Alternative it is also possible to handle it as a disaster recovery, so in case of an outage, the services will failover to the alternative cloud. This comes with a downside, have all resources in place does come with additional cost. As the main services of a cloud are the same, it does require specific knowledge of both cloud providers.
A safer option would be a multi-region strategy. As mentioned, the outage at AWS was only in one region. In this case, having an alternative region in place might have minimized the impact of the outages.
This is already common in large international organizations, as they have often branch offices and various countries. Applying this strategy will benefit the performance of the consumer as the resources can be physically closer to the consumer. In case of an outage, traffic can be redirected to the other region, but be aware, this will affect the consumer experience.
Staying with a single cloud provides does have the benefit of just the required knowledge of a single provider.
Hybrid cloud strategy
When an organization wants to transition to cloud-only, this strategy does not apply. When on-premises resources are available, a hybrid cloud strategy might be a very good option. This allows extending the on-premises resources in the combination of the cloud. In case of a cloud outage, the services can still rely on the on-premises resources, however, this does require to have the full capacity available on-premises.
Having on-premises hardware does require maintenance and hosing cost, but does provide the full dedication and control.
Cloud provides will experience outages that might harm your services. In the case of AWS, a huge chunk of the internet was down due to a major outage in North America. It is important to be prepared for these kinds of outages to minimize the impact.
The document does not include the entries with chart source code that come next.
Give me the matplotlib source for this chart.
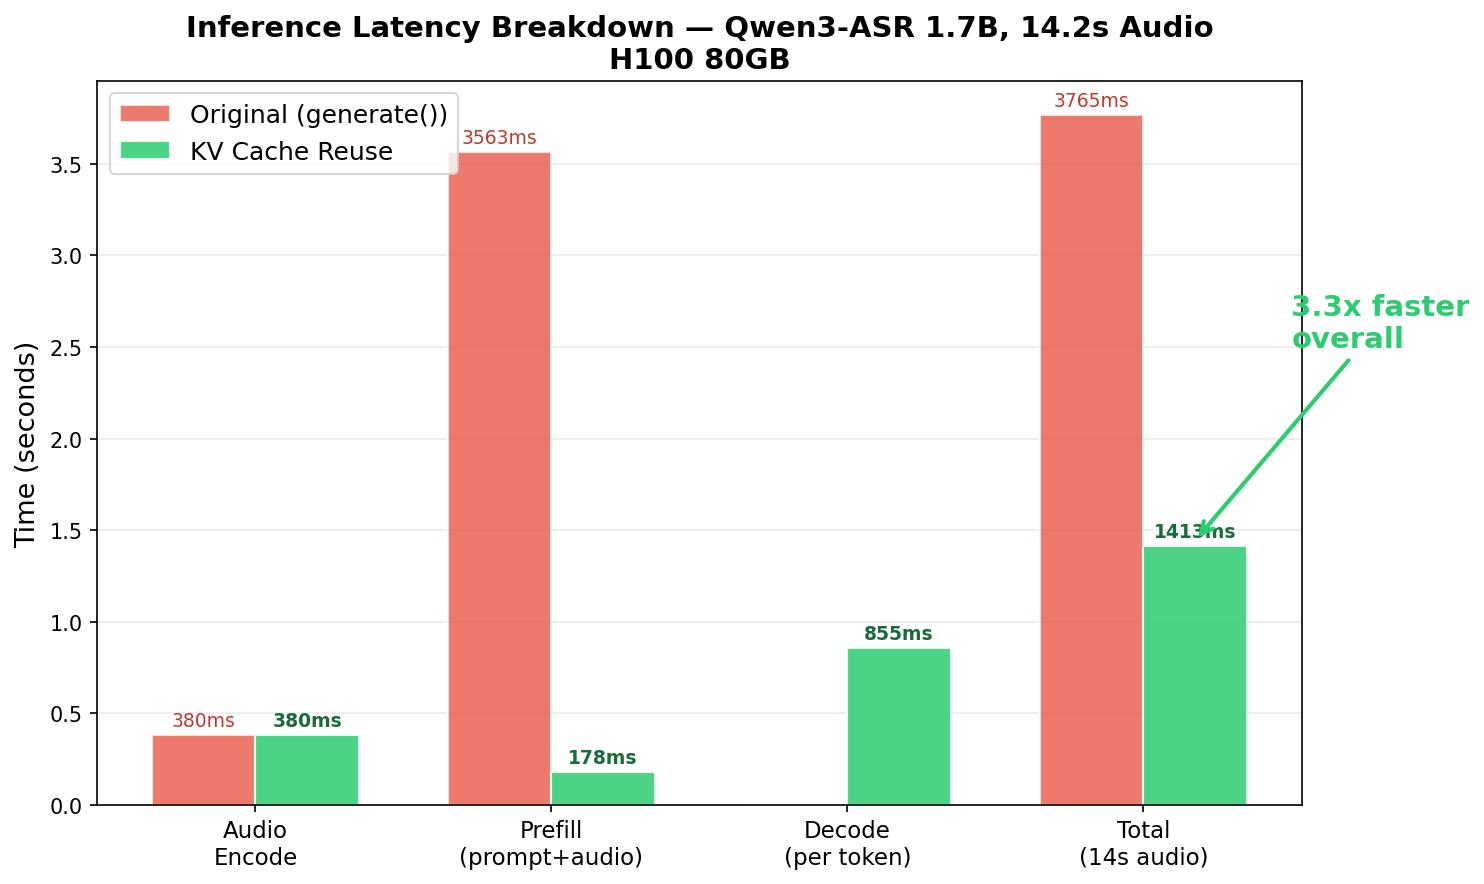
import numpy as np
import matplotlib.pyplot as plt

categories = ['Audio\nEncode', 'Prefill\n(prompt+audio)', 'Decode\n(per token)', 'Total\n(14s audio)']
original_ms = [380, 3563, 0, 3765]
kv_reuse_ms = [380, 178, 855, 1413]
speedup_text = '3.3x faster\noverall'

red = '#e74c3c'
green = '#2ecc71'

x = np.arange(len(categories))
width = 0.35

fig, ax = plt.subplots(figsize=(10, 6), dpi=150)

orig_s = np.array(original_ms) / 1000
kv_s = np.array(kv_reuse_ms) / 1000

ax.bar(x - width/2, orig_s, width, label='Original (generate())', color=red, alpha=0.75, edgecolor='white')
ax.bar(x + width/2, kv_s, width, label='KV Cache Reuse', color=green, alpha=0.85, edgecolor='white')

# value labels
for xi, v in zip(x - width/2, original_ms):
    if v > 0:
        ax.text(xi, v/1000 + 0.03, f'{v}ms', ha='center', va='bottom', fontsize=9, color='#c0392b')
for xi, v in zip(x + width/2, kv_reuse_ms):
    if v > 0:
        ax.text(xi, v/1000 + 0.03, f'{v}ms', ha='center', va='bottom', fontsize=9, color='#1a6b3c', fontweight='bold')

ax.annotate(speedup_text, xy=(3 + width/2, kv_s[-1] + 0.03), xytext=(3.5, 2.5),
            fontsize=14, fontweight='bold', color=green,
            arrowprops=dict(arrowstyle='->', color=green, lw=2))

ax.set_xticks(x)
ax.set_xticklabels(categories, fontsize=11)
ax.tick_params(axis='y', labelsize=10)
ax.set_ylabel('Time (seconds)', fontsize=13)
ax.set_title('Inference Latency Breakdown — Qwen3-ASR 1.7B, 14.2s Audio\nH100 80GB', fontsize=14, fontweight='bold')
ax.legend(fontsize=12, loc='upper left')
ax.grid(axis='y', alpha=0.25)
ax.set_axisbelow(True)

plt.tight_layout()
plt.savefig('out.png', dpi=150, bbox_inches='tight')
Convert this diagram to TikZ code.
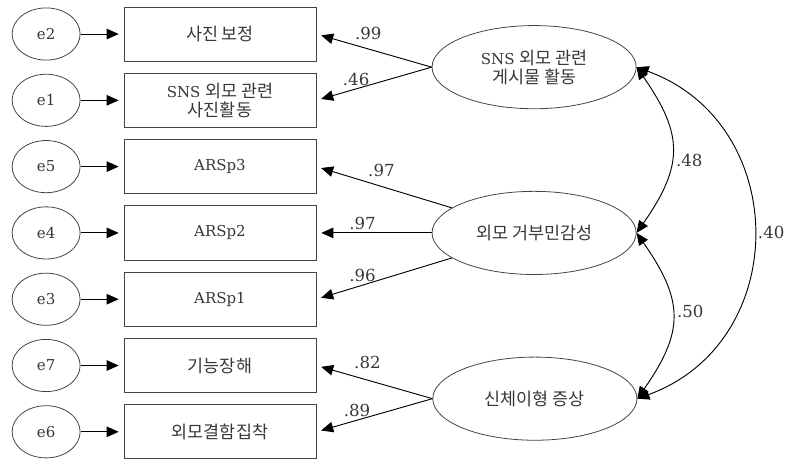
\documentclass[tikz,border=0pt]{standalone}
\usepackage{fontspec}
\usepackage{xcolor}
\usepackage{tikz}
\usetikzlibrary{
    shapes,
    shapes.geometric,
    positioning,
    calc,
    arrows,
    arrows.meta
}
\setmainfont{DejaVu Serif}
\newfontfamily\kr{Noto Sans CJK KR}[Scale=1.16]
\definecolor{edgegray}{RGB}{60,70,80}
\definecolor{txtgray}{RGB}{55,55,55}
\tikzset{
  basic/.style = {
      draw=edgegray,
      line width=0.6pt,
      text=txtgray,
      font=\fontsize{11.3}{14.5}\selectfont,
      align=center,
      inner sep=0pt
  },
  observed/.style = {
      basic,
      rectangle,
      minimum width=5.08cm,
      minimum height=1.43cm
  },
  latent/.style = {
      basic,
      ellipse,
      minimum width=5.40cm,
      minimum height=2.20cm
  },
  resid/.style = {
      basic,
      ellipse,
      minimum width=1.80cm,
      minimum height=1.38cm
  },
  load/.style = {
      ->,
      line width=0.7pt,
      shorten >=1.3mm
  },
  covar/.style = {
      <->,
      line width=0.7pt
  },
  coef/.style = {
      font=\fontsize{12.5}{15}\selectfont,
      text=txtgray
  }
}

\begin{document}
\begin{tikzpicture}[node distance=1.754cm, >={Triangle[length=3.2mm,width=2.8mm]}]
        \useasboundingbox (0,0) rectangle (20.90,-12.22);
        % Observed variables
        \node[observed] (b1) at (5.82,-0.90) {{\kr 사진 보정}};
        \node[observed, below of=b1] (b2) {SNS {\kr 외모 관련}\\{\kr 사진활동}};
        \node[observed, below of=b2] (b3) {ARSp3};
        \node[observed, below of=b3] (b4) {ARSp2};
        \node[observed, below of=b4] (b5) {ARSp1};
        \node[observed, below of=b5] (b6) {{\kr 기능장해}};
        \node[observed, below of=b6] (b7) {{\kr 외모결함집착}};
        % Errors
        \node[resid, left of=b1, node distance=4.6cm] (e2) {e2};
        \node[resid, left of=b2, node distance=4.6cm] (e1) {e1};
        \node[resid, left of=b3, node distance=4.6cm] (e5) {e5};
        \node[resid, left of=b4, node distance=4.6cm] (e4) {e4};
        \node[resid, left of=b5, node distance=4.6cm] (e3) {e3};
        \node[resid, left of=b6, node distance=4.6cm] (e7) {e7};
        \node[resid, left of=b7, node distance=4.6cm] (e6) {e6};
        % Latent variables
        \node[latent] (sns) at ($(b1)!0.5!(b2)+(8.31,0)$) {SNS {\kr 외모 관련}\\{\kr 게시물 활동}};
        \node[latent, right of=b4, node distance=8.31cm] (rej) {{\kr 외모 거부민감성}};
        \node[latent] (bdd) at ($(b6)!0.5!(b7)+(8.33,0)$) {{\kr 신체이형 증상}};
        % Error paths
        \draw[load] (e2) -- (b1);
        \draw[load] (e1) -- (b2);
        \draw[load] (e5) -- (b3);
        \draw[load] (e4) -- (b4);
        \draw[load] (e3) -- (b5);
        \draw[load] (e7) -- (b6);
        \draw[load] (e6) -- (b7);
        % Loadings
        \draw[load] (sns.west) -- node[coef, pos=0.55, above=3.5pt] {.99} (b1.east);
        \draw[load] (sns.west) -- node[coef, pos=0.655, above=-1pt] {.46} (b2.east);
        \draw[load] (rej) -- node[coef, pos=0.52, above=3.5pt] {.97} (b3.east);
        \draw[load] (rej) -- node[coef, pos=0.6, above=-1pt] {.97} (b4.east);
        \draw[load] (rej) -- node[coef, pos=0.66, above=-1pt] {.96} (b5.east);
        \draw[load] (bdd.west) -- node[coef, pos=0.56, above=5pt] {.82} (b6.east);
        \draw[load] (bdd.west) -- node[coef, pos=0.65, above=-1pt] {.89} (b7.east);
        % Covariances
        \draw[covar] (sns.east) to[out=-55, in=55, looseness=1.27]
            node[coef, pos=0.57, right] {.48} (rej.east);
        \draw[covar] (rej.east) to[out=-55, in=55, looseness=1.27]
            node[coef, pos=0.47, right] {.50} (bdd.east);
        \draw[covar] (sns.east) to[out=-20, in=20, looseness=1.27]
            node[coef, pos=0.5, right] {.40} (bdd.east);
    \end{tikzpicture}
\end{document}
As learned, multiple strategies can be applied like a multi-cloud, multi-region, or hybrid cloud strategy.
Both multi and hybrid cloud strategies are the safest to ensure the impact is minimal. The biggest downside is the additional cost and in the case of hybrid the maintenance of physical hardware. In case of the outage at AWS last week, a multi-region strategy would be sufficient, but when will be there an outage of the entire cloud provider? In all cases, it is evaluating the cost compared to the risk. But in general, it is important to apply one of those strategies to ensure the services are available.
Additionally, it is very important to have a procedure in place to detect the outage of a cloud provider to initiate the failover. At what point is the failover going to initiate? This can be based on the service level agreement (SLA) of the cloud provider. And at what point are the resources going to be restored? These are important questions that should be in place before applying these kinds of strategies.
In the case of a multi-cloud strategy, the resource prices might be a failover driver. As resource prices at various cloud providers fluctuate it might help save cost.
The most important conclusion is to have proper automation in place to deploy the resources in one of those strategies. Based on data it should be possible to apply machine learning to detect these outages and recover automatically. But be aware automation platforms like Azure DevOps are hosted in the cloud and might be impacted by the outages.